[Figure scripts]
----

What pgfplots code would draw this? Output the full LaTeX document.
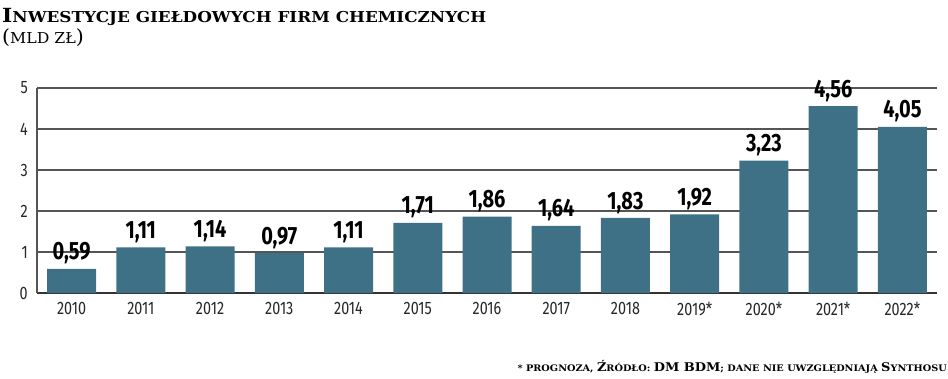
\documentclass[border=0pt]{standalone}
\usepackage{pgfplots}
\pgfplotsset{compat=1.18}
\usepackage{fontspec}
\setmainfont{Fira Sans}
\newfontfamily\titlefont{DejaVu Serif}
\definecolor{barblue}{RGB}{62,112,134}
\definecolor{gridc}{RGB}{85,85,85}
\newcommand\TBig[1]{{\fontsize{19.5}{20}\selectfont #1}}
\newcommand\TSm[1]{{\fontsize{15}{15}\selectfont #1}}
\newcommand\FB[1]{{\fontsize{12}{12}\selectfont #1}}
\newcommand\FS[1]{{\fontsize{9}{9}\selectfont #1}}
\begin{document}
\begin{tikzpicture}
\path[use as bounding box] (0pt,0pt) rectangle (948pt,-378pt);
\node[anchor=base west, inner sep=0, xscale=1.12] at (2pt,-22pt) {\titlefont\bfseries \TBig{I}\TSm{NWESTYCJE GIEŁDOWYCH FIRM CHEMICZNYCH}};
\node[anchor=base west, inner sep=0, xscale=1.05] at (2pt,-43pt) {\titlefont \TBig{(}\TSm{MLD ZŁ}\TBig{)}};
\node[anchor=base east, inner sep=0, xscale=1.08] at (947pt,-371pt) {\titlefont\bfseries \FS{* PROGNOZA, }\FB{Ź}\FS{RÓDŁO: }\FB{DM BDM}\FS{; DANE NIE UWZGLĘDNIAJĄ }\FB{S}\FS{YNTHOSU}};
\begin{axis}[
  at={(37pt,-293pt)}, anchor=south west,
  scale only axis, width=900pt, height=205pt,
  xmin=-0.5, xmax=12.5, ymin=0, ymax=5,
  ytick={0,1,2,3,4,5},
  xtick={0,...,12},
  xticklabels={2010,2011,2012,2013,2014,2015,2016,2017,2018,2019*,2020*,2021*,2022*},
  axis x line*=bottom, axis y line*=left,
  axis line style={-, gridc, line width=1.5pt},
  x axis line style={black!80},
  major tick length=0pt,
  ymajorgrids, major grid style={gridc, line width=1.5pt},
  /pgf/number format/assume math mode=true,
  tick label style={font=\fontsize{18}{18}\selectfont, text=black!85, xscale=0.8},
  yticklabel style={xshift=-8pt},
  xticklabel style={yshift=-6pt},
  ybar, bar width=49pt,
  nodes near coords,
  every node near coord/.append style={font=\bfseries\fontsize{25}{25}\selectfont, xscale=0.8, text=black, yshift=1pt},
  nodes near coords style={/pgf/number format/.cd, use comma, fixed, fixed zerofill, precision=2, assume math mode=true},
  clip=false,
]
\addplot[draw=none, fill=barblue] coordinates {
(0,0.59) (1,1.11) (2,1.14) (3,0.97) (4,1.11) (5,1.71) (6,1.86) (7,1.64) (8,1.83) (9,1.92) (10,3.23) (11,4.56) (12,4.05)
};
\end{axis}
\end{tikzpicture}
\end{document}
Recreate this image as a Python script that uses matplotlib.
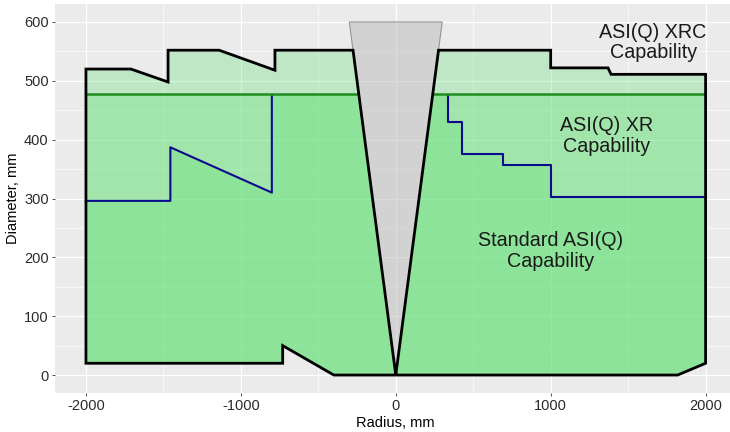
import numpy as np
import matplotlib
matplotlib.use("Agg")
import matplotlib.pyplot as plt
from matplotlib.patches import Polygon

plt.rcParams["font.family"] = ["Liberation Sans", "DejaVu Sans"]
plt.rcParams["axes.unicode_minus"] = False

# outline of the whole XRC envelope (radius, diameter), left of the cone then right
left_r = [0, -400, -730, -730, -2000, -2000, -1710, -1470, -1470, -1140, -780, -780]
left_d = [0, 0, 50, 20, 20, 520, 520, 498, 552, 552, 518, 552]
right_r = [1000, 1000, 1370, 1390, 2000, 2000, 1820, 0]
right_d = [552, 522, 522, 511, 511, 20, 0, 0]

# XR limit (green line)
xr_limit = 478

# standard capability limit (blue line), left and right parts
std_left_r = [-2000, -1455, -1455, -800, -800]
std_left_d = [296, 296, 387, 310, 476]
std_right_r = [340, 340, 425, 425, 690, 690, 1000, 1000, 2000]
std_right_d = [475, 430, 430, 375, 375, 357, 357, 303, 303]

# cone in the middle
cone_r = [-300, 300, 0]
cone_d = [600, 600, 0]

fill_col = (92/255, 225/255, 112/255)

# envelope with the cone cut out (cone edges meet the top at diameter 552)
top_d = left_d[-1]
cut_l = np.interp(top_d, [cone_d[2], cone_d[0]], [cone_r[2], cone_r[0]])
cut_r = np.interp(top_d, [cone_d[2], cone_d[1]], [cone_r[2], cone_r[1]])
env_r = left_r + [cut_l, 0, cut_r] + right_r[:-1]
env_d = left_d + [top_d, 0, top_d] + right_d[:-1]
env_xy = np.column_stack([env_r, env_d])

fig = plt.figure(figsize=(7.3, 4.32), dpi=100)
ax = fig.add_axes([0.0753, 0.091, 0.9337, 0.899])
ax.set_facecolor("#EBEBEB")
for s in ax.spines.values():
    s.set_visible(False)

ax.set_xlim(-2200, 2200)
ax.set_ylim(-30, 630)
ax.set_xticks([-2000, -1000, 0, 1000, 2000])
ax.set_xticks([-1500, -500, 500, 1500], minor=True)
ax.set_yticks(np.arange(0, 601, 100))
ax.set_yticks(np.arange(50, 601, 100), minor=True)
ax.grid(which="major", color="white", lw=0.9, zorder=0)
ax.grid(which="minor", color="white", lw=0.45, zorder=0)
ax.set_axisbelow(True)
ax.tick_params(which="major", length=2.5, width=0.6, color="#333333",
               labelsize=10.5, labelcolor="#2B2B2B", pad=2)
ax.tick_params(which="minor", length=0)

# XRC region
outer = Polygon(env_xy, closed=True, facecolor=fill_col, alpha=0.3,
                edgecolor="none", zorder=1)
ax.add_patch(outer)

# XR region: everything under the green line
xs = np.array([-2100, 2100])
xr_fill = ax.fill_between(xs, -10, xr_limit, color=fill_col, alpha=0.3,
                          lw=0, zorder=1.1)
xr_fill.set_clip_path(outer)

# standard region: below the blue line, up to the green line in the middle
top_r = std_left_r + std_right_r
n_left = len(std_left_r)
top_d = [xr_limit if i in (n_left - 1, n_left) else d
         for i, d in enumerate(std_left_d + std_right_d)]
std_fill = ax.fill_between(top_r, -10, top_d, color=fill_col, alpha=0.3,
                           lw=0, zorder=1.2)
std_fill.set_clip_path(outer)

# cone
ax.add_patch(Polygon(np.column_stack([cone_r, cone_d]), closed=True,
                     facecolor="#BEBEBE", alpha=0.55, edgecolor="#555555",
                     lw=0.8, zorder=1.5))

ax.plot(std_left_r, std_left_d, color="#0A0A8C", lw=1.5, zorder=2)
ax.plot(std_right_r, std_right_d, color="#0A0A8C", lw=1.5, zorder=2)
gl, = ax.plot([-2000, 2000], [xr_limit, xr_limit], color="#1E8C1E", lw=1.8,
              zorder=2)
gl.set_clip_path(outer)

ax.add_patch(Polygon(env_xy, closed=True, facecolor="none", edgecolor="black",
                     lw=2.0, joinstyle="miter", zorder=3))

txt = dict(ha="center", va="center", fontsize=14.2, color="#1A1A1A",
           linespacing=1.1, zorder=5)
ax.text(1661, 565, "ASI(Q) XRC\nCapability", **txt)
ax.text(1360, 406, "ASI(Q) XR\nCapability", **txt)
ax.text(1000, 211, "Standard ASI(Q)\nCapability", **txt)

ax.set_xlabel("Radius, mm", fontsize=10.5, color="black", labelpad=2)
ax.set_ylabel("Diameter, mm", fontsize=10.5, color="black", labelpad=3)

fig.savefig("out.png", dpi=100)
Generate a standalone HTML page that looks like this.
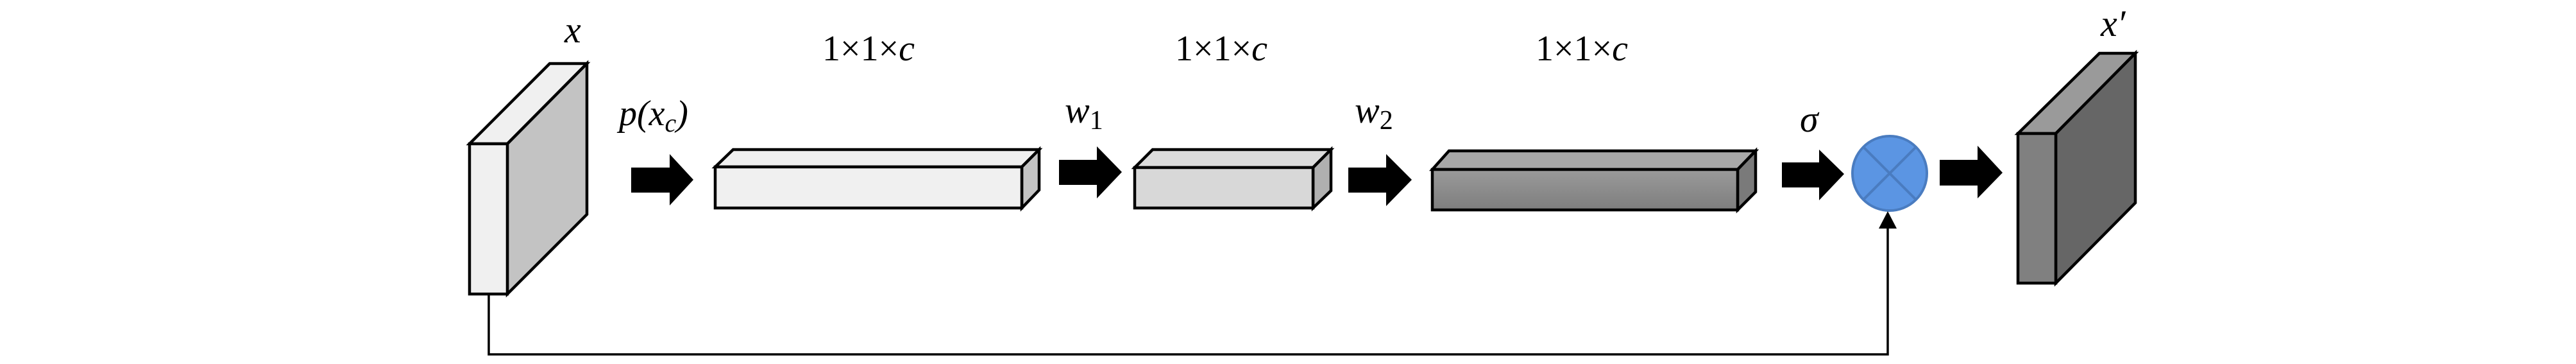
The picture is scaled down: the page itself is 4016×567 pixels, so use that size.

----

_SET PROBLEM:_
Transcribe each line above verbatim, with the pictures left out.

_THE RESULT:_
What pgfplots code would draw this? Output the full LaTeX document.
\documentclass[border=0pt]{standalone}
\usepackage{pgfplots}
\pgfplotsset{compat=1.18}
\usepackage{fontspec}
\setmainfont{Fira Sans}
\newfontfamily\titlefont{DejaVu Serif}
\definecolor{barblue}{RGB}{62,112,134}
\definecolor{gridc}{RGB}{85,85,85}
\newcommand\TBig[1]{{\fontsize{19.5}{20}\selectfont #1}}
\newcommand\TSm[1]{{\fontsize{15}{15}\selectfont #1}}
\newcommand\FB[1]{{\fontsize{12}{12}\selectfont #1}}
\newcommand\FS[1]{{\fontsize{9}{9}\selectfont #1}}
\begin{document}
\begin{tikzpicture}
\path[use as bounding box] (0pt,0pt) rectangle (948pt,-378pt);
\node[anchor=base west, inner sep=0, xscale=1.12] at (2pt,-22pt) {\titlefont\bfseries \TBig{I}\TSm{NWESTYCJE GIEŁDOWYCH FIRM CHEMICZNYCH}};
\node[anchor=base west, inner sep=0, xscale=1.05] at (2pt,-43pt) {\titlefont \TBig{(}\TSm{MLD ZŁ}\TBig{)}};
\node[anchor=base east, inner sep=0, xscale=1.08] at (947pt,-371pt) {\titlefont\bfseries \FS{* PROGNOZA, }\FB{Ź}\FS{RÓDŁO: }\FB{DM BDM}\FS{; DANE NIE UWZGLĘDNIAJĄ }\FB{S}\FS{YNTHOSU}};
\begin{axis}[
  at={(37pt,-293pt)}, anchor=south west,
  scale only axis, width=900pt, height=205pt,
  xmin=-0.5, xmax=12.5, ymin=0, ymax=5,
  ytick={0,1,2,3,4,5},
  xtick={0,...,12},
  xticklabels={2010,2011,2012,2013,2014,2015,2016,2017,2018,2019*,2020*,2021*,2022*},
  axis x line*=bottom, axis y line*=left,
  axis line style={-, gridc, line width=1.5pt},
  x axis line style={black!80},
  major tick length=0pt,
  ymajorgrids, major grid style={gridc, line width=1.5pt},
  /pgf/number format/assume math mode=true,
  tick label style={font=\fontsize{18}{18}\selectfont, text=black!85, xscale=0.8},
  yticklabel style={xshift=-8pt},
  xticklabel style={yshift=-6pt},
  ybar, bar width=49pt,
  nodes near coords,
  every node near coord/.append style={font=\bfseries\fontsize{25}{25}\selectfont, xscale=0.8, text=black, yshift=1pt},
  nodes near coords style={/pgf/number format/.cd, use comma, fixed, fixed zerofill, precision=2, assume math mode=true},
  clip=false,
]
\addplot[draw=none, fill=barblue] coordinates {
(0,0.59) (1,1.11) (2,1.14) (3,0.97) (4,1.11) (5,1.71) (6,1.86) (7,1.64) (8,1.83) (9,1.92) (10,3.23) (11,4.56) (12,4.05)
};
\end{axis}
\end{tikzpicture}
\end{document}
Recreate this image as a Python script that uses matplotlib.
import numpy as np
import matplotlib
matplotlib.use("Agg")
import matplotlib.pyplot as plt
from matplotlib.patches import Polygon

plt.rcParams["font.family"] = ["Liberation Sans", "DejaVu Sans"]
plt.rcParams["axes.unicode_minus"] = False

# outline of the whole XRC envelope (radius, diameter), left of the cone then right
left_r = [0, -400, -730, -730, -2000, -2000, -1710, -1470, -1470, -1140, -780, -780]
left_d = [0, 0, 50, 20, 20, 520, 520, 498, 552, 552, 518, 552]
right_r = [1000, 1000, 1370, 1390, 2000, 2000, 1820, 0]
right_d = [552, 522, 522, 511, 511, 20, 0, 0]

# XR limit (green line)
xr_limit = 478

# standard capability limit (blue line), left and right parts
std_left_r = [-2000, -1455, -1455, -800, -800]
std_left_d = [296, 296, 387, 310, 476]
std_right_r = [340, 340, 425, 425, 690, 690, 1000, 1000, 2000]
std_right_d = [475, 430, 430, 375, 375, 357, 357, 303, 303]

# cone in the middle
cone_r = [-300, 300, 0]
cone_d = [600, 600, 0]

fill_col = (92/255, 225/255, 112/255)

# envelope with the cone cut out (cone edges meet the top at diameter 552)
top_d = left_d[-1]
cut_l = np.interp(top_d, [cone_d[2], cone_d[0]], [cone_r[2], cone_r[0]])
cut_r = np.interp(top_d, [cone_d[2], cone_d[1]], [cone_r[2], cone_r[1]])
env_r = left_r + [cut_l, 0, cut_r] + right_r[:-1]
env_d = left_d + [top_d, 0, top_d] + right_d[:-1]
env_xy = np.column_stack([env_r, env_d])

fig = plt.figure(figsize=(7.3, 4.32), dpi=100)
ax = fig.add_axes([0.0753, 0.091, 0.9337, 0.899])
ax.set_facecolor("#EBEBEB")
for s in ax.spines.values():
    s.set_visible(False)

ax.set_xlim(-2200, 2200)
ax.set_ylim(-30, 630)
ax.set_xticks([-2000, -1000, 0, 1000, 2000])
ax.set_xticks([-1500, -500, 500, 1500], minor=True)
ax.set_yticks(np.arange(0, 601, 100))
ax.set_yticks(np.arange(50, 601, 100), minor=True)
ax.grid(which="major", color="white", lw=0.9, zorder=0)
ax.grid(which="minor", color="white", lw=0.45, zorder=0)
ax.set_axisbelow(True)
ax.tick_params(which="major", length=2.5, width=0.6, color="#333333",
               labelsize=10.5, labelcolor="#2B2B2B", pad=2)
ax.tick_params(which="minor", length=0)

# XRC region
outer = Polygon(env_xy, closed=True, facecolor=fill_col, alpha=0.3,
                edgecolor="none", zorder=1)
ax.add_patch(outer)

# XR region: everything under the green line
xs = np.array([-2100, 2100])
xr_fill = ax.fill_between(xs, -10, xr_limit, color=fill_col, alpha=0.3,
                          lw=0, zorder=1.1)
xr_fill.set_clip_path(outer)

# standard region: below the blue line, up to the green line in the middle
top_r = std_left_r + std_right_r
n_left = len(std_left_r)
top_d = [xr_limit if i in (n_left - 1, n_left) else d
         for i, d in enumerate(std_left_d + std_right_d)]
std_fill = ax.fill_between(top_r, -10, top_d, color=fill_col, alpha=0.3,
                           lw=0, zorder=1.2)
std_fill.set_clip_path(outer)

# cone
ax.add_patch(Polygon(np.column_stack([cone_r, cone_d]), closed=True,
                     facecolor="#BEBEBE", alpha=0.55, edgecolor="#555555",
                     lw=0.8, zorder=1.5))

ax.plot(std_left_r, std_left_d, color="#0A0A8C", lw=1.5, zorder=2)
ax.plot(std_right_r, std_right_d, color="#0A0A8C", lw=1.5, zorder=2)
gl, = ax.plot([-2000, 2000], [xr_limit, xr_limit], color="#1E8C1E", lw=1.8,
              zorder=2)
gl.set_clip_path(outer)

ax.add_patch(Polygon(env_xy, closed=True, facecolor="none", edgecolor="black",
                     lw=2.0, joinstyle="miter", zorder=3))

txt = dict(ha="center", va="center", fontsize=14.2, color="#1A1A1A",
           linespacing=1.1, zorder=5)
ax.text(1661, 565, "ASI(Q) XRC\nCapability", **txt)
ax.text(1360, 406, "ASI(Q) XR\nCapability", **txt)
ax.text(1000, 211, "Standard ASI(Q)\nCapability", **txt)

ax.set_xlabel("Radius, mm", fontsize=10.5, color="black", labelpad=2)
ax.set_ylabel("Diameter, mm", fontsize=10.5, color="black", labelpad=3)

fig.savefig("out.png", dpi=100)
Generate a standalone HTML page that looks like this.
The picture is scaled down: the page itself is 4016×567 pixels, so use that size.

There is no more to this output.